[Records]:
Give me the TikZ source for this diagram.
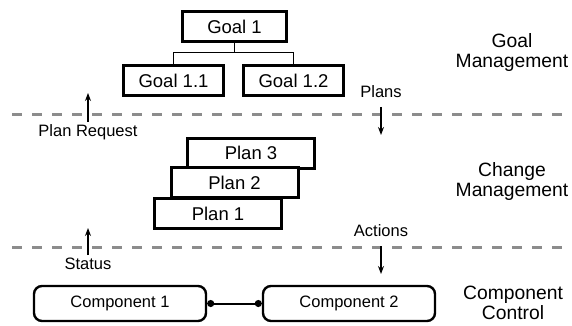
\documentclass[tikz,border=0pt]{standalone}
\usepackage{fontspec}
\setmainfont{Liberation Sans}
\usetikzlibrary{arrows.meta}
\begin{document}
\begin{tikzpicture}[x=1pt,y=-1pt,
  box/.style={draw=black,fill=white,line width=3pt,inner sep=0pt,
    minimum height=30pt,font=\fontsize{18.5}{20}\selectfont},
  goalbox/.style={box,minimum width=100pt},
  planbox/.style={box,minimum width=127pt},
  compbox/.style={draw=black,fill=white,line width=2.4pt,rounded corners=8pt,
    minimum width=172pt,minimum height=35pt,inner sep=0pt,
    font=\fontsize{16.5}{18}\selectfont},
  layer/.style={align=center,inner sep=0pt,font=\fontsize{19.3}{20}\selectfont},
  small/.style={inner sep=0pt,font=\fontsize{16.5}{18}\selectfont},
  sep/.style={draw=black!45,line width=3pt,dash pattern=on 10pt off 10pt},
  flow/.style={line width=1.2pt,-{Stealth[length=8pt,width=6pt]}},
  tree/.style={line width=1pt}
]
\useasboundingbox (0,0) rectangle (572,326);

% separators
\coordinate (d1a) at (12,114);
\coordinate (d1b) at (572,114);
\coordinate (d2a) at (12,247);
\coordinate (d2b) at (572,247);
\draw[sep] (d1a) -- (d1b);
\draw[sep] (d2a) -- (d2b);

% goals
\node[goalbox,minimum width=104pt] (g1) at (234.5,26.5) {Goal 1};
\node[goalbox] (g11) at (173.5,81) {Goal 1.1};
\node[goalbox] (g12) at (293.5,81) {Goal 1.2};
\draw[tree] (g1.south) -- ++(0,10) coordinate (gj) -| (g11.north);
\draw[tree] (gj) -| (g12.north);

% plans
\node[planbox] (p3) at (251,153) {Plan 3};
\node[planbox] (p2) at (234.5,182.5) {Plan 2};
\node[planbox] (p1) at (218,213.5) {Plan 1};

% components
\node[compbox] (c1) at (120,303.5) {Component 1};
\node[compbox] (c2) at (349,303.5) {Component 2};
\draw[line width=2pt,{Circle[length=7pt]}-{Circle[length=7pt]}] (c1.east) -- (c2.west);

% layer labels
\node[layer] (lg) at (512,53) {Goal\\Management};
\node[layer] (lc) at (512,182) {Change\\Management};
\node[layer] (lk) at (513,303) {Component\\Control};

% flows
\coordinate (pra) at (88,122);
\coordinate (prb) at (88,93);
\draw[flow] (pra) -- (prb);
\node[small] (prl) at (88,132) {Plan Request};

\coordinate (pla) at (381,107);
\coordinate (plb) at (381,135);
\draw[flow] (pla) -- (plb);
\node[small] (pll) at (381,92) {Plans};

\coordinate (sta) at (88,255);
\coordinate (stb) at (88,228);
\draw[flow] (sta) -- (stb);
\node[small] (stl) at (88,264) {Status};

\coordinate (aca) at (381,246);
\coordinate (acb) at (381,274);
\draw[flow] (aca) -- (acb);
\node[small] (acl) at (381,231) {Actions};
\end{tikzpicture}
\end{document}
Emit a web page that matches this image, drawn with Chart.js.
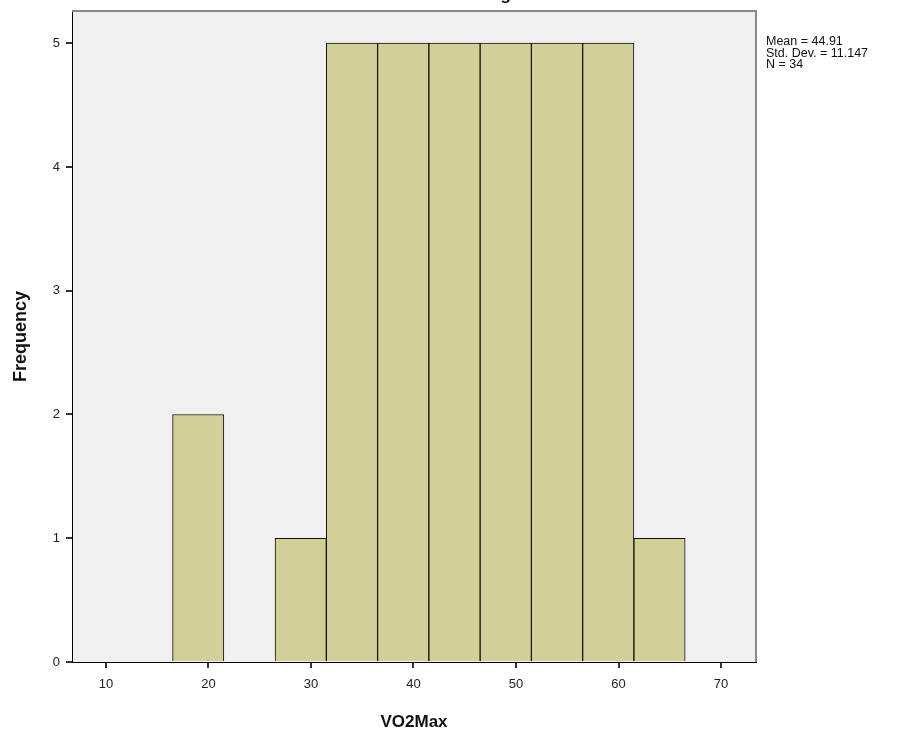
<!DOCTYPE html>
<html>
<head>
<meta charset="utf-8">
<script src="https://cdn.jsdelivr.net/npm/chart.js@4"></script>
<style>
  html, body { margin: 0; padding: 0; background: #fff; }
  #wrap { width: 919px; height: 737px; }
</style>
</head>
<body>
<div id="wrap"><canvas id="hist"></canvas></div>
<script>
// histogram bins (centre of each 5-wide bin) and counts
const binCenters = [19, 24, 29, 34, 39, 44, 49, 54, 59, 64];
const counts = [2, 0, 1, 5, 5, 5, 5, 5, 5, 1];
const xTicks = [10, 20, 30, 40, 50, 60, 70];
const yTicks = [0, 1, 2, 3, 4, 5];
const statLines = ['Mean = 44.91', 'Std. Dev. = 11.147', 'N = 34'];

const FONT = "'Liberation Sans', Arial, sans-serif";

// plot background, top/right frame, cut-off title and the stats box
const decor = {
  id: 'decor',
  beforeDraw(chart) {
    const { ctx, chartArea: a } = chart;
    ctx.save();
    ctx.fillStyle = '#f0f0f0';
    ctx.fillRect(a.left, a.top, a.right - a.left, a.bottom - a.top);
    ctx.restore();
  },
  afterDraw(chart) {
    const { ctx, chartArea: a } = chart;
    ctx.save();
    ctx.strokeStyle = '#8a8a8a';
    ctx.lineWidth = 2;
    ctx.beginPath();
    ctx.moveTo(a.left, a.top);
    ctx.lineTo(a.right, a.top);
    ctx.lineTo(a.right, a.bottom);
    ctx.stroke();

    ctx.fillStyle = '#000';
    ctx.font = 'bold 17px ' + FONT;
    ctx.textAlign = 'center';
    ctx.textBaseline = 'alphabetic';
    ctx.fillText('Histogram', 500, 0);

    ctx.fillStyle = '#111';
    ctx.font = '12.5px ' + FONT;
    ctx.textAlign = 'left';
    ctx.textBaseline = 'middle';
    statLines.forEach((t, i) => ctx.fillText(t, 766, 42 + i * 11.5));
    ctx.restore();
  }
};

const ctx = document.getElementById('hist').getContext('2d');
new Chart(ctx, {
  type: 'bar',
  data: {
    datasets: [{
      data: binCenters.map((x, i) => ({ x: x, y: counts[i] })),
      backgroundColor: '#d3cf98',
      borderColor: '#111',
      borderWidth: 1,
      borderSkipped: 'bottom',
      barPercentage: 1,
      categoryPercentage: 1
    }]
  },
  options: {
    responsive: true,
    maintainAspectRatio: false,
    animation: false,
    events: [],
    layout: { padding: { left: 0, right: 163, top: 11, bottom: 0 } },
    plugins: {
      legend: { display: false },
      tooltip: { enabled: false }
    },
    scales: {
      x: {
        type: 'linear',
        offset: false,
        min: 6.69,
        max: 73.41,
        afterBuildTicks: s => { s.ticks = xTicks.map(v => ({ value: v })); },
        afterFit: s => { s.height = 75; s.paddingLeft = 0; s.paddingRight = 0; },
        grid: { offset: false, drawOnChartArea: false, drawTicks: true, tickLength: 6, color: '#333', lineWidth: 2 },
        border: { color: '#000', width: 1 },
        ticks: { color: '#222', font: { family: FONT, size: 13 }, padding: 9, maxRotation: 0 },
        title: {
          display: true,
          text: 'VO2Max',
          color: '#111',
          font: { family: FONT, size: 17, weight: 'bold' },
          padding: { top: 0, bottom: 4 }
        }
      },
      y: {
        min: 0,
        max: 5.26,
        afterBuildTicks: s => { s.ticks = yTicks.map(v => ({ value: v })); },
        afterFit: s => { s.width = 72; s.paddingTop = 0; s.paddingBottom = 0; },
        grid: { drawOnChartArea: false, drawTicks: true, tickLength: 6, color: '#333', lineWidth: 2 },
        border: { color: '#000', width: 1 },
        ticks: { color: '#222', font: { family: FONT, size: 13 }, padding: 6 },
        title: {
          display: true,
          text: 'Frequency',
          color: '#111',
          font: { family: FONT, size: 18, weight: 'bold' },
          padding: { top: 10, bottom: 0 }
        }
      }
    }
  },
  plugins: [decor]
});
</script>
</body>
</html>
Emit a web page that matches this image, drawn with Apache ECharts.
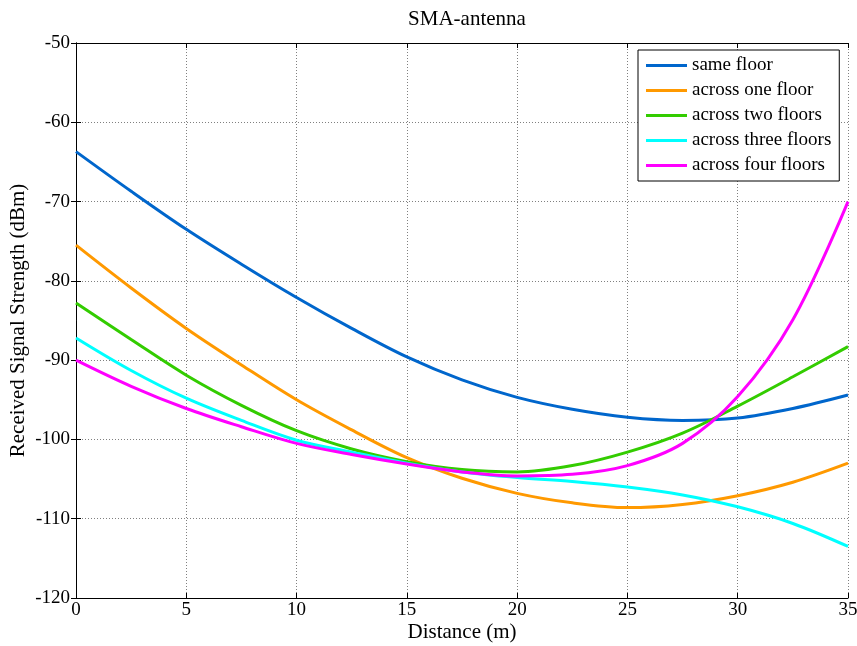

[Task to carry out]: Identify and copy all lines with the word "drawn".

[Correct output]:
Emit a web page that matches this image, drawn with Chart.js.
Emit a web page that matches this image, drawn with Apache ECharts.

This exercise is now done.